First the sqlite3 code (without error checking):

sqlite3_exec(db, "BEGIN TRANSACTION", 0, 0, 0);
sqlite3_stmt* prepared_statement;
sqlite3_prepare_v2
(
 db,
 "INSERT INTO BENCHMARK VALUES('TOTO', ?1)",
 -1,
 &prepared_statement,
 0
);

for (int i = 1; i <= N; i++)
{
 sqlite3_bind_int64(prepared_statement, 1, i);
 sqlite3_step(prepared_statement);
 sqlite3_reset(prepared_statement);
}

sqlite3_exec(db, "END TRANSACTION", 0, 0, 0);

Then, the equivalent joedb code:

for (int i = 1; i <= N; i++)
 db.new_benchmark("TOTO", i);

db.hard_checkpoint();

The joedb code is not only faster, it is also shorter, much more readable, and has many less potential run-time errors.

The performance of joedb can be further improved by using vector insertions:

{
 auto v = db.new_vector_of_benchmark(N);

 db.update_vector_of_name(v, N, [N](joedb::Span<std::string> name)
 {
  for (size_t i = 0; i < N; i++)
   name[i] = "TOTO";
 });

 db.update_vector_of_value(v, N, [N](joedb::Span<int64_t> value)
 {
  for (size_t i = 0; i < N; i++)
   value[i] = int64_t(i + 1);
 });
}

db.hard_checkpoint();

Writing large vectors is faster than inserting elements one by one in a loop, especially for primitive types.

2.3.5.2. Commit Rate

Instead of one big commit at the end, each insert is now committed to disk one by one. With N = 10,000:

	sqlite3	joedb
real	24.937s	19.101s
user	0.175s	0.028s
sys	1.523s	0.641s

There is much less difference in performance compared to a big transaction, but joedb is still faster.

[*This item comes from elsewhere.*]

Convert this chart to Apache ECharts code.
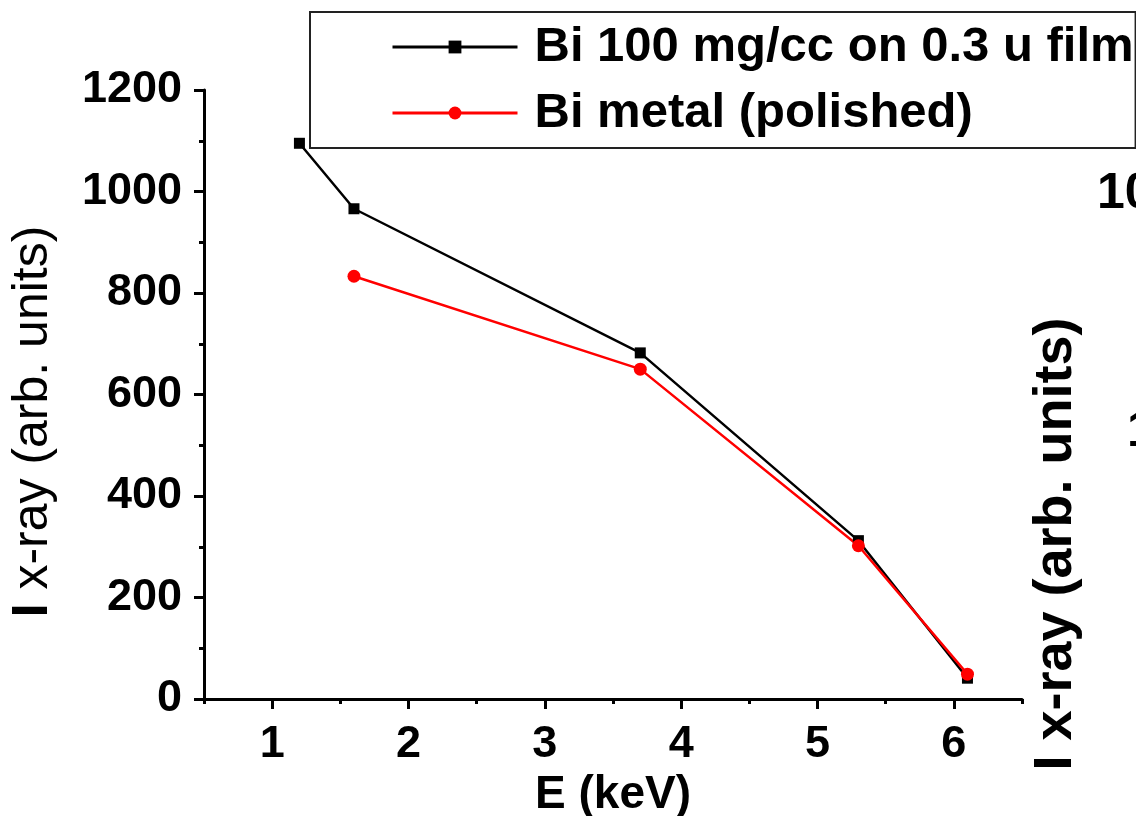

Joedb’s soft checkpoint is similar in terms of durability to SQLite’s WAL mode with synchronous=NORMAL: after a power failure, some of the most recently written data may be lost, but it is possible to recover safely to a recent consistent state. With N = 1,000,000:

	sqlite3	joedb
real	12.826s	2.639s
user	2.751s	0.320s
sys	5.945s	2.316s

In addition to performance, one great advantage of joedb’s soft checkpoints is that, unlike SQLite’s WAL, it works over a network filesystem.